3 Syllabusism and curriculum structure

In line with Kilpatrick (1996), I use the term curriculum to denote a vector composed of the following six components (Niss, 2016; Niss & Højgaard, 2024): goals, content, materials, forms of teaching, student activities, and assessment. This is a traditional approach in the sense that it maintains a focus on goals, content, and guidelines concerning different aspects of teaching, learning, and assessment, with a conceptualisation focusing on curriculum as cultural practice (Kanu, 2003, 2006) being just one alternative.

However, the chosen conceptualisation intentionally breaks with tradition by adopting a broad approach to what aspects of content, teaching, and learning can and should be included in a curriculum. Historically, mathematics teaching and learning have given primacy to the mathematical subject matter (e.g., numbers, geometric shapes, equations, functions) and related procedural skills; that is (Niss & Højgaard, 2019), the ability to perform methodologically well-defined procedures, routines, and techniques using that subject matter (e.g., adding numbers, calculating areas, solving equations, and drawing graphs).

This tradition has curricular implications. Contrary to the broader approach outlined above, mathematics curricula have often been defined in terms of the subject matter students are expected to know and the procedural skills they are expected to demonstrate in dealing with this subject matter. In many countries, Denmark being one of them, this emphasis has been facilitated by structuring mathematics curricula around the following components (Niss & Jensen, 2002):

  • The purpose of the teaching.

  • A syllabus, that is, an outline of the subject matter to be covered.

  • Assessment and testing instruments.

Sometimes the purpose is determined first and used as a basis for the development of the syllabus and modes of assessment and testing. Often, however, the syllabus comes first, with the purpose added later as a sort of politically oriented foreword, and the modes of assessment and testing are often only presented with reference to syllabus-specific objectives and formal settings (“A 4-h written test”, etc.). The syllabus hereby becomes the fulcrum of curriculum development and, consequently, the central arena for discussion between teachers and the developers of curricula, textbooks, test regimes, etc. In such a system, syllabusism is systematically nurtured.

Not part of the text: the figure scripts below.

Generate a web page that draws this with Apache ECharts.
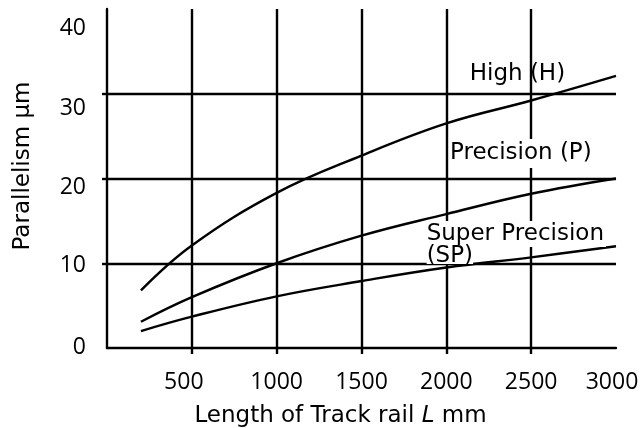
<!DOCTYPE html>
<html>
<head>
<meta charset="utf-8">
<script src="https://cdn.jsdelivr.net/npm/echarts@6/dist/echarts.min.js"></script>
<style>
  html, body { margin: 0; background: #fff; }
  #chart { width: 644px; height: 428px; }
</style>
</head>
<body>
<div id="chart"></div>
<script>
// rail length (mm) and parallelism (µm)
const lengths = [200, 500, 1000, 1500, 2000, 2500, 3000]
const highH = [6.8, 12.1, 18.3, 22.7, 26.5, 29.2, 32.1]
const precisionP = [3.1, 6.0, 10.0, 13.25, 15.8, 18.2, 20.0]
const superPrecisionSP = [2.0, 3.7, 6.1, 7.9, 9.5, 10.7, 12.0]

const xTicks = [500, 1000, 1500, 2000, 2500]
const xLabels = [500, 1000, 1500, 2000, 2500, 3000]
const yTicks = [10, 20, 30]
const yLabels = [0, 10, 20, 30, 40]

const TXT = 'DejaVu Sans'
const NUM = 'Open Sans'

const chart = echarts.init(document.getElementById('chart'))

function toPairs(ys) {
  return lengths.map((x, i) => [x, ys[i]])
}

// the printed y labels drift a little from their gridlines, nudge them
const yRich = {
  y40: { padding: [38, 0, 0, 0] },
  y30: { padding: [29, 0, 0, 0] },
  y20: { padding: [17, 0, 0, 0] },
  y10: { padding: [5, 0, 0, 0] },
  y0: { padding: [0, 0, 1, 0] },
}
Object.values(yRich).forEach(r => Object.assign(r, { fontSize: 23, fontFamily: NUM, color: '#000' }))

const xRich = {
  x500: { padding: [0, 16, 0, 0] },
  x3000: { padding: [0, 8, 0, 0] },
  n: {},
}
Object.values(xRich).forEach(r => Object.assign(r, { fontSize: 23, fontFamily: NUM, color: '#000' }))

function curveLabel(coord, text, position, pad, lineHeight) {
  return {
    coord,
    symbol: 'rect',
    symbolSize: 1,
    itemStyle: { color: 'rgba(0,0,0,0)' },
    label: {
      show: true,
      position,
      distance: 0,
      formatter: text,
      fontSize: 23,
      lineHeight: lineHeight || 23,
      fontFamily: TXT,
      color: '#000',
      backgroundColor: pad ? '#fff' : 'transparent',
      padding: pad || 0,
    },
  }
}

const lineStyle = { color: '#000', width: 2.4 }

chart.setOption({
  animation: false,
  grid: { left: 107, right: 28, top: 9, bottom: 80, outerBoundsMode: 'none' },
  xAxis: {
    type: 'value',
    min: 0,
    max: 3000,
    interval: 500,
    name: 'Length of Track rail {i|L} mm',
    nameLocation: 'middle',
    nameGap: 57,
    nameTextStyle: {
      fontSize: 23,
      fontFamily: TXT,
      color: '#000',
      padding: [0, 42, 0, 0],
      rich: { i: { fontSize: 23, fontFamily: TXT, fontStyle: 'italic', color: '#000' } },
    },
    axisLine: { show: true, lineStyle },
    axisTick: { show: true, length: 6, customValues: xTicks, lineStyle },
    axisLabel: {
      customValues: xLabels,
      margin: 23,
      fontSize: 23,
      fontFamily: NUM,
      color: '#000',
      formatter: v => (xRich['x' + v] ? `{x${v}|${v}}` : `{n|${v}}`),
      rich: xRich,
    },
    splitLine: { show: true, lineStyle },
  },
  yAxis: {
    type: 'value',
    min: 0,
    max: 40,
    interval: 10,
    name: 'Parallelism µm',
    nameLocation: 'middle',
    nameRotate: 90,
    nameGap: 72,
    nameTextStyle: {
      fontSize: 23,
      fontFamily: TXT,
      color: '#000',
      padding: [0, 0, 0, 25],
    },
    axisLine: { show: true, lineStyle },
    axisTick: { show: true, length: 5, customValues: yTicks, lineStyle },
    axisLabel: {
      customValues: yLabels,
      margin: 21,
      fontSize: 23,
      fontFamily: NUM,
      color: '#000',
      formatter: v => `{y${v}|${v}}`,
      rich: yRich,
    },
    splitLine: { show: true, lineStyle },
  },
  series: [
    {
      name: 'High (H)',
      type: 'line',
      smooth: 0.4,
      symbol: 'none',
      lineStyle,
      data: toPairs(highH),
      markPoint: { data: [curveLabel([2419, 32.35], 'High (H)', 'inside', null)] },
    },
    {
      name: 'Precision (P)',
      type: 'line',
      smooth: 0.4,
      symbol: 'none',
      lineStyle,
      data: toPairs(precisionP),
      markPoint: { data: [curveLabel([2445, 22.95], 'Precision (P)', 'inside', [3, 3, 3, 1])] },
    },
    {
      name: 'Super Precision (SP)',
      type: 'line',
      smooth: 0.4,
      symbol: 'none',
      lineStyle,
      data: toPairs(superPrecisionSP),
      markPoint: {
        data: [
          curveLabel([1881, 13.45], 'Super Precision', 'right', [2, 2, 1, 0]),
          curveLabel([1881, 10.85], '(SP)', 'right', [0, 0, 0, 0], 16),
        ],
      },
    },
  ],
})

window.addEventListener('resize', () => chart.resize())
</script>
</body>
</html>
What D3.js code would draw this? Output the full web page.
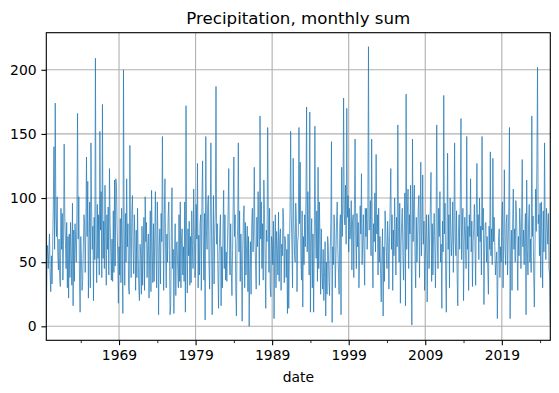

My intention here is not to discuss the trustworthiness and generalisability of this description of the traditions in mathematics education. Instead, it leads me to a more constructive and forward-looking analysis addressing the following question: How can the content of mathematics education be structured in a way that facilitates mastery ambitions by fighting syllabusism?

4 Modelling the depth and width of curricular ambitions

In a famous statement that supports my impression that syllabusism is widespread in mathematics education, Schmidt et al. (1997, p. 2) referred to the situation in the USA in the 1990s as characterised by a “splintered vision”:

These splintered visions produce unfocused curricula and textbooks that fail to define clearly what is intended to be taught. They influence teachers to implement diffuse learning goals in their classrooms. They emphasise familiarity with many topics rather than concentrated attention to a few. And they likely lower the academic performance of students who spend years in such a learning environment. Our curricula, textbooks, and teaching are all “a mile wide and an inch deep.” (Schmidt et al. , 1997, pp. 1-2)

The emphasis on “familiarity with many topics rather than concentrated attention to a few” is an instance of syllabusism. If an educational system is inclined to equate the mastering of a subject with proficiency in a certain subject matter, then it is very tempting to measure the level of ambition by the amount of subject matter to be covered. In the passage above, Schmidt et al. address this as the “width” of the curriculum, which I believe essentially boils down to the “width” of the syllabus.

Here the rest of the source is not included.